Your task. Repeat exactly the lines running from the first line of the data to the line containing "const trendLower = [5.3, 8.29];", both ends included, and nothing else; drop the pictures.

+++

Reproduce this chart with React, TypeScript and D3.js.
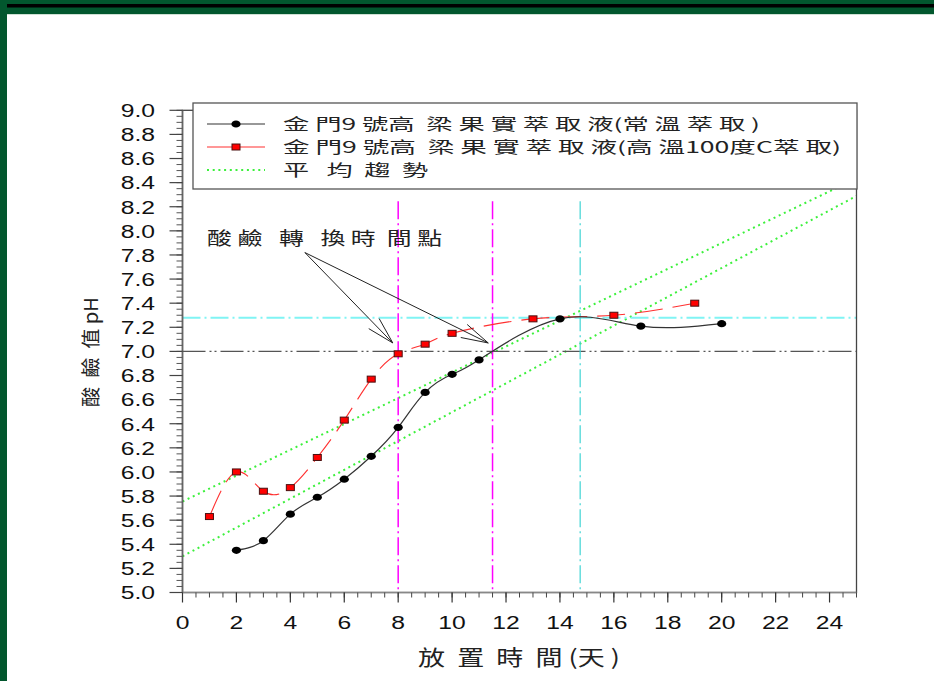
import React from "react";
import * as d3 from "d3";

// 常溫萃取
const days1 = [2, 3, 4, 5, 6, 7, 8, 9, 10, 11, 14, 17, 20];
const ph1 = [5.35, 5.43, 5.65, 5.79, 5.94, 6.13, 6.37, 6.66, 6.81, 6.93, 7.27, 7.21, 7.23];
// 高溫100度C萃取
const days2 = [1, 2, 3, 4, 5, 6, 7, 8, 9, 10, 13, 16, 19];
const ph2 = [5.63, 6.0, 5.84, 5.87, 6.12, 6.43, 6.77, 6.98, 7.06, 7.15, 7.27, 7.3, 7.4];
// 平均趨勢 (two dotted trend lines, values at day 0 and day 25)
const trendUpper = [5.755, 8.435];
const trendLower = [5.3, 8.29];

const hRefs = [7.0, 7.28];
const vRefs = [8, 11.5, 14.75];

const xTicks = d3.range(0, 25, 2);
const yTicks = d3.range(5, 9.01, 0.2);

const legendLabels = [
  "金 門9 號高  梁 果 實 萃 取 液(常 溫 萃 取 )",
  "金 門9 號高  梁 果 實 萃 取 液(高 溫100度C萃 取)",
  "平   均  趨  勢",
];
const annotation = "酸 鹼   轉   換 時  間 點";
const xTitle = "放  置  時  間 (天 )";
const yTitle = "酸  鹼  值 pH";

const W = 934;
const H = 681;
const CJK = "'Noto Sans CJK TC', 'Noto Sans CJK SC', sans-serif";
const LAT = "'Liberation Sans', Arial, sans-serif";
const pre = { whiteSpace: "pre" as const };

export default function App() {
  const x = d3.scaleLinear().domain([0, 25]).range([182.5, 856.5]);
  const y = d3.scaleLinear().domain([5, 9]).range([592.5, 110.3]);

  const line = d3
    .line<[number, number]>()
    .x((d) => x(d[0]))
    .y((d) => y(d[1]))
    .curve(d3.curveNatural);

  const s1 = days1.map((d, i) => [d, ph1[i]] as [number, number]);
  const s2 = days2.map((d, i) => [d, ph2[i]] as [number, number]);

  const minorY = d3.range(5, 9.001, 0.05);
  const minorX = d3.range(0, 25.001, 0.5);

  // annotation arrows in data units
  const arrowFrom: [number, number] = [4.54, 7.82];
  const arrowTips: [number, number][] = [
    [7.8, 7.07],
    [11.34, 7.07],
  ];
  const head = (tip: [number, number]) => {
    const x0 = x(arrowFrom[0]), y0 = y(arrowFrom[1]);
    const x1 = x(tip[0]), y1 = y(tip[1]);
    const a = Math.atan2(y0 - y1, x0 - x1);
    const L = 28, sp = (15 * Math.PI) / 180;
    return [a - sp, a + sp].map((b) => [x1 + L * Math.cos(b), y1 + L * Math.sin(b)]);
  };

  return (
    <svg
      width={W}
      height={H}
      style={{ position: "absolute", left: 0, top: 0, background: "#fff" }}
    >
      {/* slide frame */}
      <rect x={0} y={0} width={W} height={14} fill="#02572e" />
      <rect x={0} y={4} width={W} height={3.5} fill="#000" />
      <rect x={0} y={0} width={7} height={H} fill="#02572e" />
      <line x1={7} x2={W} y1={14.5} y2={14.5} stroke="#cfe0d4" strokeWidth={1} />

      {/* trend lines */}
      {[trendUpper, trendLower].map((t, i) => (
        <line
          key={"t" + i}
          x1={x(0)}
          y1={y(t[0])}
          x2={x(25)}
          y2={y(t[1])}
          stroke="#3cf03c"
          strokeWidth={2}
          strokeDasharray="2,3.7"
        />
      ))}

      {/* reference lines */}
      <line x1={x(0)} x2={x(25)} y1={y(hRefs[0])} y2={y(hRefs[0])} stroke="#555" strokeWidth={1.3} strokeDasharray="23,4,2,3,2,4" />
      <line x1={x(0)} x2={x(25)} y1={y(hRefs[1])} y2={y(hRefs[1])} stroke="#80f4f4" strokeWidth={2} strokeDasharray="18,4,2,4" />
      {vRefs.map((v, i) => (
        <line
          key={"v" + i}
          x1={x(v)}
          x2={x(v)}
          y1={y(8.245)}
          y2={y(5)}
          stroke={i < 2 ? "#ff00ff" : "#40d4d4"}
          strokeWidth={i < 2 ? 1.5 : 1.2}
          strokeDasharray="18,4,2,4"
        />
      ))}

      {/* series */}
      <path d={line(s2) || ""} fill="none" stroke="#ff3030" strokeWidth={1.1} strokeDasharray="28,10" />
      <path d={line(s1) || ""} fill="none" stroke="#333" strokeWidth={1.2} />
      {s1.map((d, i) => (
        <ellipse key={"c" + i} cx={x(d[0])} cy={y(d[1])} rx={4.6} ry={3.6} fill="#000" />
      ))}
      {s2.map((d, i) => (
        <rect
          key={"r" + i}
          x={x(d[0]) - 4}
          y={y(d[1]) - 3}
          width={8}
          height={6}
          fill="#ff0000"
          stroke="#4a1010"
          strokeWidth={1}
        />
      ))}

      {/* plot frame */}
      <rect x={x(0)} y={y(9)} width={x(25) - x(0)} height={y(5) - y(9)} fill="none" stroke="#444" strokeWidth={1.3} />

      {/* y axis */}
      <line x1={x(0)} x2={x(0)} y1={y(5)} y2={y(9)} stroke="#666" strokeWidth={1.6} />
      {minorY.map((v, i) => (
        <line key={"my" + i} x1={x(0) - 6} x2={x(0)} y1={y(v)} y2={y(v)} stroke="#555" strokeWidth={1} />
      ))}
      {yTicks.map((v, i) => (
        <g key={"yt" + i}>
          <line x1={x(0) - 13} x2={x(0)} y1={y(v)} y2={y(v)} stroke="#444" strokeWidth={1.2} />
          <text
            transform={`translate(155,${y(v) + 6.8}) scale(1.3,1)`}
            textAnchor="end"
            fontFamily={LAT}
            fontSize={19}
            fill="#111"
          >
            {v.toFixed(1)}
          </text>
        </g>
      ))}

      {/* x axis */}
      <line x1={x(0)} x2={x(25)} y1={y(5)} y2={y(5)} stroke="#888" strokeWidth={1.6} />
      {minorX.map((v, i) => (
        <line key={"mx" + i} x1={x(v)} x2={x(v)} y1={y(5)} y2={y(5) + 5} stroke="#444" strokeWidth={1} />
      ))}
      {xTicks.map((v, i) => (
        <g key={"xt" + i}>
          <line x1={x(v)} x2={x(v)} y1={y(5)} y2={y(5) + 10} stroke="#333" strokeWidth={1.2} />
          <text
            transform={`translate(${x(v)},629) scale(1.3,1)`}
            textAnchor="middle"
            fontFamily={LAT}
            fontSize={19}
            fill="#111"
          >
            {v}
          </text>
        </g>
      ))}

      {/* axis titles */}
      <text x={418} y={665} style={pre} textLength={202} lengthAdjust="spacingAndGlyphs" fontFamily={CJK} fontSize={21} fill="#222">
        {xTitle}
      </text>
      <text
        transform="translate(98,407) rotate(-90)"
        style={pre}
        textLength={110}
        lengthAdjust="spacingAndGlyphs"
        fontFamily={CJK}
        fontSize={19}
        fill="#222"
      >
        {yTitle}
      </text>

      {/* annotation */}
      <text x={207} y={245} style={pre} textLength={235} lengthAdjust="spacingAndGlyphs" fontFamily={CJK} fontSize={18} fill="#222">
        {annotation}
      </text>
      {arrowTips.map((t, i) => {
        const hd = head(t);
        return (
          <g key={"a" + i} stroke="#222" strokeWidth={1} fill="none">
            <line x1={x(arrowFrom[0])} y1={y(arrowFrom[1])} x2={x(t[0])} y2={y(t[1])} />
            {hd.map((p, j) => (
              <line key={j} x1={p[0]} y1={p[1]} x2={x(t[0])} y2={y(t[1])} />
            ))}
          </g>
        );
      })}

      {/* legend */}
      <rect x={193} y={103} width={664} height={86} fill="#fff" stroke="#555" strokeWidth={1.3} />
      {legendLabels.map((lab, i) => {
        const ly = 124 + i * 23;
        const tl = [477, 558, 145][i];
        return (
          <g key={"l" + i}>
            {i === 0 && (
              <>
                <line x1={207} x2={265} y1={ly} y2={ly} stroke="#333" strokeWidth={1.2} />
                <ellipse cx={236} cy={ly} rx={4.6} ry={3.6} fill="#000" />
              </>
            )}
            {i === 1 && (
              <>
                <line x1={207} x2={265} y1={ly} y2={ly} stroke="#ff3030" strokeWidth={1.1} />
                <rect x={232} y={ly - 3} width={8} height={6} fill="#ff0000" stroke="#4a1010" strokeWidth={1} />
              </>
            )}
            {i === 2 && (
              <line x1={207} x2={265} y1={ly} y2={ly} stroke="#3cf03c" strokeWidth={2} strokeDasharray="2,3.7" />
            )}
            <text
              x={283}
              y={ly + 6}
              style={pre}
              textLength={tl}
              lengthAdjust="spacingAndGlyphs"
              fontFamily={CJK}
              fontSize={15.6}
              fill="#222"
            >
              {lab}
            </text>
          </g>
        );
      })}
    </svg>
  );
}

+++

Answer below.
Reproduce this chart with React, TypeScript and D3.js.
import React from "react";
import * as d3 from "d3";

// 常溫萃取
const days1 = [2, 3, 4, 5, 6, 7, 8, 9, 10, 11, 14, 17, 20];
const ph1 = [5.35, 5.43, 5.65, 5.79, 5.94, 6.13, 6.37, 6.66, 6.81, 6.93, 7.27, 7.21, 7.23];
// 高溫100度C萃取
const days2 = [1, 2, 3, 4, 5, 6, 7, 8, 9, 10, 13, 16, 19];
const ph2 = [5.63, 6.0, 5.84, 5.87, 6.12, 6.43, 6.77, 6.98, 7.06, 7.15, 7.27, 7.3, 7.4];
// 平均趨勢 (two dotted trend lines, values at day 0 and day 25)
const trendUpper = [5.755, 8.435];
const trendLower = [5.3, 8.29];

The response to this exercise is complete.